Mind you, that is with the extremely well established branding of "WLS" in the company stable. Granted they initially went pretty low budget with 94.7 - which is now pretty successful - but it still would not have been difficult to do.

So, by the same token, trying to revive the WMEX calls - which are less well known in this market than the above example - is just not worth the trouble or expense.
 
So, by the same token, trying to revive the WMEX calls - which are less well known in this market than the above example - is just not worth the trouble or expense.

Exactly. Especially when you consider that WMEX's days in the sun were so long ago that they may as well have been on a different planet.

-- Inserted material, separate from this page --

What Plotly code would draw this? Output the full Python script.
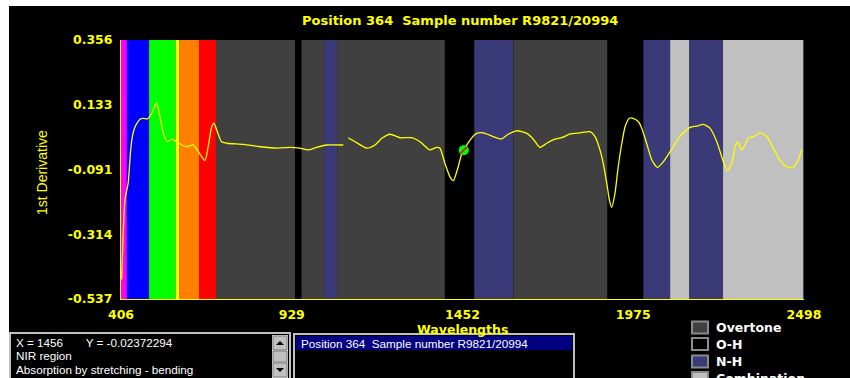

That station, the famous one, is remembered by aging baby boomers (like me) who remember the 'homework wars' when "MEX and 'BZ, and talent like Arnie and Bruce Bradley, were slugging it out for the high school crowd.

They've had a couple of iterations since they were originally dropped 30 years ago, and they haven't worked their magic for anyone, although GM, playing the nostalgia angle (WMEX is BACK!!!), gave it a pretty good shot until they were buried when 'MRQ flipped.

Right now, I think Boston only has a couple of calls which would be worth the expense associated with acquiring them if they became available. WBZ for sure. WXKS and WBCN probably. WODS could obviously be valuable if you were going to an oldies format, But, that being said, you could put the WBZ calls at 1510 and, with the current programming and signal, it still would be essentially a no-show.

Heard a spanish station was going after them.......
............WeMEXico is thier tag!


Deja vu, all over again. It's been done. After the calls were dropped locally in favor of WITS, they were picked up by an Ohio station programming Latino to a base including a substantial number of Mexican migrants who were working the local groves, fields and orchards. That owner was the one who sold them to Greater Media in the mid 80s.